Transcribe every line from the top down to the line with "y in years]", both ends included, but not the pictures.

⁂

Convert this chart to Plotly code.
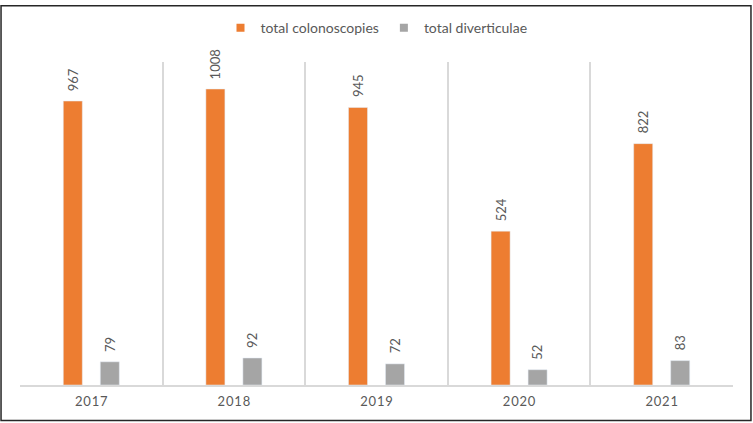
import plotly.graph_objects as go

years = ["2017", "2018", "2019", "2020", "2021"]
colonoscopies = [967, 1008, 945, 524, 822]
diverticulae = [79, 92, 72, 52, 83]
series_names = ["total colonoscopies", "total diverticulae"]

ORANGE = "#ED7D31"
GRAY = "#A5A5A5"
TXT = "#595959"
FONT = "Lato, 'Open Sans', sans-serif"

fig = go.Figure()
fig.add_trace(go.Bar(x=years, y=colonoscopies, name=series_names[0], marker_color=ORANGE,
                     showlegend=False))
fig.add_trace(go.Bar(x=years, y=diverticulae, name=series_names[1], marker_color=GRAY,
                     showlegend=False))
# legend entries with small square swatches
for nm, col in zip(series_names, (ORANGE, GRAY)):
    fig.add_trace(go.Scatter(x=[None], y=[None], mode="markers", name=nm,
                             marker=dict(symbol="square", size=8, color=col)))

annotations = []
for vals, shift in ((colonoscopies, -18.5), (diverticulae, 18.5)):
    for i, v in enumerate(vals):
        annotations.append(dict(
            x=i, y=v, xref="x", yref="y", text=str(v), showarrow=False,
            textangle=-90, xanchor="center", yanchor="bottom", xshift=shift, yshift=8,
            font=dict(family=FONT, size=13, color=TXT)))

tick_text = ["\u200a".join(list(y)) for y in years]

fig.update_layout(
    width=753, height=423,
    margin=dict(l=20, r=20, t=58, b=38),
    paper_bgcolor="white", plot_bgcolor="white",
    barmode="group", bargap=0.481, bargroupgap=0.486,
    font=dict(family=FONT, size=13, color=TXT),
    showlegend=True,
    legend=dict(orientation="h", x=0.5, xanchor="center", y=1.105, yanchor="middle",
                font=dict(family=FONT, size=14, color=TXT), itemwidth=30,
                tracegroupgap=0),
    xaxis=dict(type="category", tickson="boundaries", showgrid=True, gridcolor="#D9D9D9",
               gridwidth=1.5, showline=True, linecolor="#D9D9D9", linewidth=1.5,
               ticks="", tickvals=years, ticktext=tick_text, range=[-0.5, 4.5],
               ticklabelstandoff=4,
               tickfont=dict(family=FONT, size=13, color=TXT), fixedrange=True),
    yaxis=dict(visible=False, range=[0, 1100], fixedrange=True),
    annotations=annotations,
    shapes=[dict(type="rect", xref="paper", yref="paper",
                 x0=-0.0266, x1=1.0252, y0=-0.110, y1=1.174,
                 line=dict(color="#262626", width=1.5), fillcolor="rgba(0,0,0,0)")],
)

fig.write_html("out.html", config={"displayModeBar": False},
               post_script="document.body.style.margin='0';document.body.style.overflow='hidden';")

⁂

> [SOLUTION TO THE EXERCISE]:
Convert this chart to Plotly code.
import plotly.graph_objects as go

years = ["2017", "2018", "2019", "2020", "2021"]
colonoscopies = [967, 1008, 945, 524, 822]
diverticulae = [79, 92, 72, 52, 83]
series_names = ["total colonoscopies", "total diverticulae"]

ORANGE = "#ED7D31"
GRAY = "#A5A5A5"
TXT = "#595959"
FONT = "Lato, 'Open Sans', sans-serif"

fig = go.Figure()
fig.add_trace(go.Bar(x=years, y=colonoscopies, name=series_names[0], marker_color=ORANGE,
                     showlegend=False))
fig.add_trace(go.Bar(x=years, y=diverticulae, name=series_names[1], marker_color=GRAY,
                     showlegend=False))
# legend entries with small square swatches
for nm, col in zip(series_names, (ORANGE, GRAY)):
    fig.add_trace(go.Scatter(x=[None], y=[None], mode="markers", name=nm,
                             marker=dict(symbol="square", size=8, color=col)))

annotations = []
for vals, shift in ((colonoscopies, -18.5), (diverticulae, 18.5)):
    for i, v in enumerate(vals):
        annotations.append(dict(
            x=i, y=v, xref="x", yref="y", text=str(v), showarrow=False,
            textangle=-90, xanchor="center", yanchor="bottom", xshift=shift, yshift=8,
            font=dict(family=FONT, size=13, color=TXT)))

tick_text = ["\u200a".join(list(y)) for y in years]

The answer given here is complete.